His real work began at night. In the quiet of the dormitory, after the other children were asleep, he would practice. He started with his Metamorphmagus ability, forcing his hair to shift from black to brown to blond, holding the color for longer and longer periods. He learned to change the shape of his nose, the curve of his jaw, the color of his eyes. It took immense concentration, leaving him mentally exhausted, but he persevered. It was a tool. A mask.
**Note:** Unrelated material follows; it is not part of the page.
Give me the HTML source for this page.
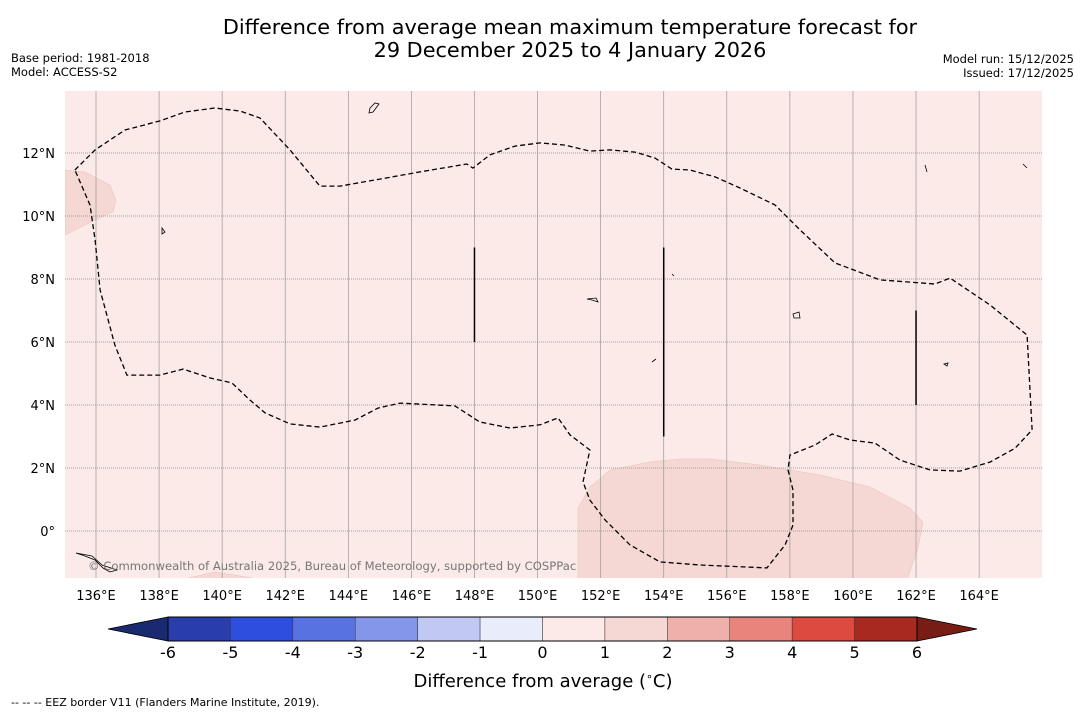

He also explored the other power, the cold, internal force he had used on the bullies. He tried to summon it, to feel that glacial rage again, but found he couldn't call it up at will. It seemed tied to his emotions, to a protective instinct that now had no one to protect. Frustrated, he turned his focus inward. If he could not project the power, he would master the mind that controlled it. He began practicing a form of mental discipline, walling off his emotions, organizing his thoughts into cold, logical compartments. He would not be a slave to rage or grief. He would be the master of his own mind.

On the morning of his eleventh birthday, an owl arrived at St. Jude's. It was a moment of such profound strangeness that it brought the entire breakfast hall to a standstill. The bird dropped a thick, yellowish envelope onto Kaelen's plate and then took flight, disappearing out the window it had entered.

Kaelen picked up the letter. His heart, a muscle he had been training into submission, gave an unfamiliar thump. The envelope was addressed in elegant emerald-green ink:

Mr. K.

The Smallest Bedroom, St. Jude's OrphanageLondon

He turned it over. The wax seal was not a crown or a government stamp, but a coat of arms: a lion, an eagle, a badger, and a snake surrounding a large letter 'H'. He felt no shock, no disbelief. It was simply an answer. An explanation. A key to a door he always knew was there. This was the path to real power.

He was breaking the seal when Mrs. Gable snatched the letter from his hand. "What is the meaning of this? Absolute nonsense."

"It's addressed to me," Kaelen said, his voice level, but his eyes were hard.

Before a standoff could ensue, the front bell of the orphanage rang. A few moments later, the breakfast hall doors opened again. Standing there was a tall, severe-looking woman in emerald-green robes. Her black hair was pulled back into a tight bun, and she wore square spectacles that framed a pair of piercing, intelligent eyes. Her expression was one of stern authority that brooked no argument.

"I am here to see a Mr. Kaelen," she announced, her voice crisp and clear. Her eyes scanned the room and landed on him, holding the remnants of his letter in her hand. For a brief second, Professor Minerva McGonagall saw exactly what the orphanage matron expected: a thin, quiet, unassuming boy.

But then she looked into his eyes.

She felt a sudden, inexplicable chill, a feeling like stepping into a shadow on a bright day. She saw an intelligence that was far too old for his face, and a profound, unnerving stillness. It was as if she were not looking at a child, but at something ancient and cold that was looking back, assessing her, measuring her. The feeling passed in an instant, and she dismissed it as a trick of the light, the result of a long morning.

"I believe you have something that belongs to me," Kaelen said, holding his hand out not to Mrs. Gable, but to the stern woman in the doorway, his gaze unwavering.